A CAMDEN councillor has spoken of the two-year battle to clear his name which has left him ill and around £10,000 out of pocket.
Councillor Brian Woodrow, former head of the planning committee, was cleared of allegations of bias against Argent's £2billion King's Cross redevelopment on Wednesday.
He was reported to the Standards Board by former council solicitor Alison Lowton in 2004.
"I am pleased that after so long and so much stress, I have been so fully vindicated," he said.
"I have pains in my shoulder which I am getting medication for. In March I had arthritis which meant I was walking with a stick and using a wheelchair. I have kept attending events and smiling because I didn't want the buggers to see me down.
"I have this problem as my mother always told me to stand up to bullies so I always do.
"I just think it is wrong in local government where elected members have officers trying to take control of them all the time."
During the case Cllr Woodrow accused Ms Lowton and her fellow officers of blocking councillor's attempts to get information on the scheme because of a "sinister obsession" with the benefits that could be gained from it.
He was cleared of all charges except one of telephoning English Heritage to discuss plans.
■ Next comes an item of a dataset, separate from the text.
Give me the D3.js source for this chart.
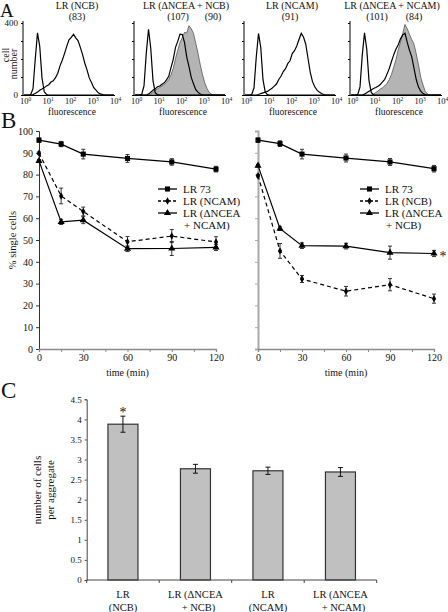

The panel ruled this was against the councillors' code of conduct but didn't need formal sanction.
Mr Woodrow had to hire a lawyer and a QC for the case which had a hearing in October and another last week.
He is now talking to lawyers about how he can get his legal costs back from the council as well as compensation.
He said: "I had so many letters saying what a good guy I was and it was very touching - people didn't have to say anything.
"I have been offered loans by people to pay off the legal fees but my wife and I went into this with our eyes open, we knew the costs, so we don't want to accept charity - but it is still nice that people are thinking like that."
The hearing has added to the furore surrounding the Argent scheme to redevelop the King's Cross Railway Lands.
The plans which were finally approved last month have been opposed by local campaigners who are considering applying for a judicial review.
Diana Shelley a member of the campaign defended Councillor Woodrow. She said: "He was presented as being too close to the King's Cross campaigners but I have watched Brian in action on the committee and there is nothing that clouds his judgement.
"We need elected councillors to ask questions of plans and any attempt to stop that is completely wrong."
A Camden Council spokesman said: "The Standards Board independently considered the council's concerns and in turn saw fit to advance the case on to a second stage - following an interim report from their ethical standards officer - by referring it to the adjudications panel.
"The adjudication panel made no criticism of the council or its officers in their handling of the Kings Cross Development in their decision. The council strongly refutes the allegations made during the hearing by Cllr Woodrow about council staff. The council has concerns about the fact that the hearing process does not allow any right of reply to these accusations."